Know that feeling when you replace a lid on a pen? The satisfying click that tells you the lid is in place? That’s the feeling Mazda is trying to recreate with the switches on the new Mazda 3.
The descriptive narrative from Mazda's designers and engineers encapsulates their obsessive attention to detail as they look to surpass the expectations of existing and potential customers in a highly competitive market.
Ask programme manager Kota Beppu for the three things that will make these people – particularly those currently in premium cars – consider the fourth generation Mazda 3 and he waxes lyrical about design, seats and the sound system. “It marks a new era for Mazda,” he says.
So, the design. The new Mazda 3 will be available as hatchback (from launch) and saloon (in Q4); they are different cars, sharing only the front windscreen, bonnet and headlights.
In Mazda marketing-speak, the hatchback has the sporty, emotional personality, the saloon is sleek and elegant. Both are handsome, and eschew the trend for myriad panel creases in favour of curves intended to cast light and shadow across the surface.
The interior features high-quality materials and those tactile switches. The layout is simple and uncluttered, with heater controls below the sat-nav screen, and a rotary control between the seats surrounded by four short-cut buttons, handbrake button and volume control. It’s a minimalist and stylish architecture.
The seats are exceptional. Mazda studied the spine position when a person walks and mirrored the natural S-shape in its seat design, with added pelvis support. It will, claims Beppu, result in less fatigue and greater driving enjoyment. We agree; those travelling long distances will do so in absolute comfort with no stress on the body.
Mazda’s work on noise and vibration has created an extremely quiet car, isolated from road and wind noise. The sound system is class-leading, thanks to extensive evaluation about the way people perceive noise. Mazda found that not only are people sensitive to volume, they are also affected by the direction it comes from.
Consequently, it moved the speakers to new positions to produce a far more dynamic sound.
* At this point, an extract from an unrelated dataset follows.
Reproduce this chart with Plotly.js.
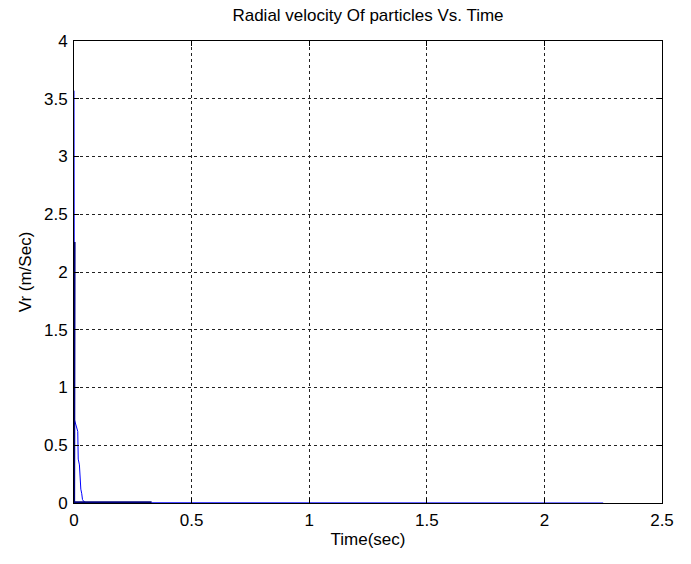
<!DOCTYPE html>
<html>
<head>
<meta charset="utf-8">
<script src="https://cdn.plot.ly/plotly-3.0.1.min.js"></script>
<style>html,body{margin:0;padding:0;background:#fff;}#chart{width:691px;height:564px;}</style>
</head>
<body>
<div id="chart"></div>
<script>
// Series 1 (blue): radial velocity vs time
const timeBlue = [0, 0.002, 0.016, 0.018, 0.023, 0.025, 0.029, 0.033, 0.036, 0.042, 0.05, 0.33, 2.25];
const vrBlue   = [3.57, 0.72, 0.62, 0.38, 0.33, 0.24, 0.12, 0.08, 0.03, 0.012, 0.004, 0.002, 0.0];
// Series 2 (dark navy)
const timeDark = [0.0025, 0.0025, 0.0006, 0.0006, 0.05, 0.33];
const vrDark   = [2.26, 1.25, 1.0, 0.006, 0.006, 0.006];

const xTicks = [0, 0.5, 1, 1.5, 2, 2.5];
const yTicks = [0, 0.5, 1, 1.5, 2, 2.5, 3, 3.5, 4];

const fam = 'Arial, "Liberation Sans", sans-serif';
const tickFont = {family: fam, size: 17, color: '#000'};
const labelFont = {family: fam, size: 17, color: '#000'};
const titleFont = {family: fam, size: 17, color: '#000'};

const traces = [
  {x: timeBlue, y: vrBlue, type: 'scatter', mode: 'lines', line: {color: '#0000ff', width: 1}, hoverinfo: 'skip'},
  {x: timeDark, y: vrDark, type: 'scatter', mode: 'lines', line: {color: '#00007a', width: 2}, hoverinfo: 'skip'}
];

const axisCommon = {
  showline: true, linecolor: '#000', linewidth: 1, mirror: 'allticks',
  ticks: 'inside', ticklen: 5, tickcolor: '#000', tickwidth: 1,
  showgrid: true, gridcolor: '#222', gridwidth: 1, griddash: '3px,3px',
  zeroline: false, tickfont: tickFont, fixedrange: true
};

const layout = {
  width: 691, height: 564,
  margin: {l: 74, r: 29, t: 41, b: 61},
  paper_bgcolor: '#fff', plot_bgcolor: '#fff',
  showlegend: false,
  font: tickFont,
  title: {text: 'Radial velocity Of particles Vs. Time', font: titleFont, x: 0.5, xref: 'paper', y: 1 - 15/564, yref: 'container', yanchor: 'middle'},
  xaxis: Object.assign({}, axisCommon, {range: [0, 2.5], tickvals: xTicks, ticktext: xTicks.map(String),
    ticklabelstandoff: 2,
    title: {text: 'Time(sec)', font: labelFont, standoff: 3}}),
  yaxis: Object.assign({}, axisCommon, {range: [0, 4], tickvals: yTicks, ticktext: yTicks.map(String),
    ticklabelstandoff: 2,
    title: {text: 'Vr (m/Sec)', font: labelFont, standoff: 8}})
};

Plotly.newPlot('chart', traces, layout, {displayModeBar: false, staticPlot: true});
</script>
</body>
</html>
OK, that’s all great for the driver experience, particularly as Mazda has set its sights on user-choosers, but what about the fleet operator?
Here, there’s more good news. Mazda promises low running costs from an anticipated increase in residual values and excellent safety thanks to a host of standard-fit technology.
The car is launched (orders open now, first deliveries in May) with two new engines.
The 122hp 2.0-litre Skyactiv-G petrol has correlated NEDC emissions from 117g/km (full WLTP will be 136g/km) with fuel consumption of 55mpg; the 116hp 1.8-litre Skyactiv-D diesel starts at 107g/km (WLTP: 130g/km) and 69mpg (but doesn’t require AdBlue, saving money). Both are refined – the diesel especially so – but they are also underpowered and, for the diesel, efficiency falls short of the best.
Mazda won't be too concerned about the diesel performance - it will account for just 8% of sales, although most of those will go to fleet.
The carmaker will play its trump card towards the end of the year when it introduces its much-vaunted Skyactiv-X engine, which features Spark Controlled Compression Ignition (search fleetnews.co.uk for details) and a new mild hybrid system (also on the ‘G’).
It will not reveal expected emissions, other than to say they will be 20% lower than a conventional petrol, which suggests on correlated NEDC of sub-95g/km.
The 2.0-litre ‘X’ will top the range, offering a more muscular 181hp, and will be priced £2,500 more than a same-spec Skyactiv-G.
In the first year, fleet will take 23% of volume, although this proportion could rise next year with the Skyactiv-X.
Safety comes as standard, including first introductions of driver monitoring, which recognises if a driver becomes drowsy or if they take their eyes off the road (even at night or if they are wearing sunglasses), front cross traffic alert and cruising/traffic support, which offers acceleration, steering and braking assistance in traffic. Every model also gets cruise control and head-up display.
Mazda has worked hard to get cost of ownership down. With efficient engines, high specification and lots of safety kit as standard, it anticipates higher residual values compared to the outgoing car – further buoyed by putting no cars into short-term rental - and a good insurance ranking, resulting in lower premiums.
Oddly, the one element not talked up by Mazda at the media launch is arguably the crowning glory: the driving performance. It’s outstanding, a match for the best in the sector.
Handling is exquisite, while the firm chassis glues the car to the road – albeit with a slight trade off on smoothness over potholes. Whether negotiating bends or relaxing on the motorway straights, the Mazda 3 doesn’t miss a beat. It’s both great to drive and easy to drive.
P11d pricing starts at £20,370 for the SE-L petrol, although the majority of fleet sales are expected to be for the highly equipped SE-L Lux, Sport Lux and GT Sport, priced £21,470-£24,370 (petrol, manual). GT Sport Tech tops the range; all trims come with auto and manual transmission options.
The Mazda3 is unarguably one of the best Mazdas ever; with the forthcoming Skyactiv-X engine it could be the very best.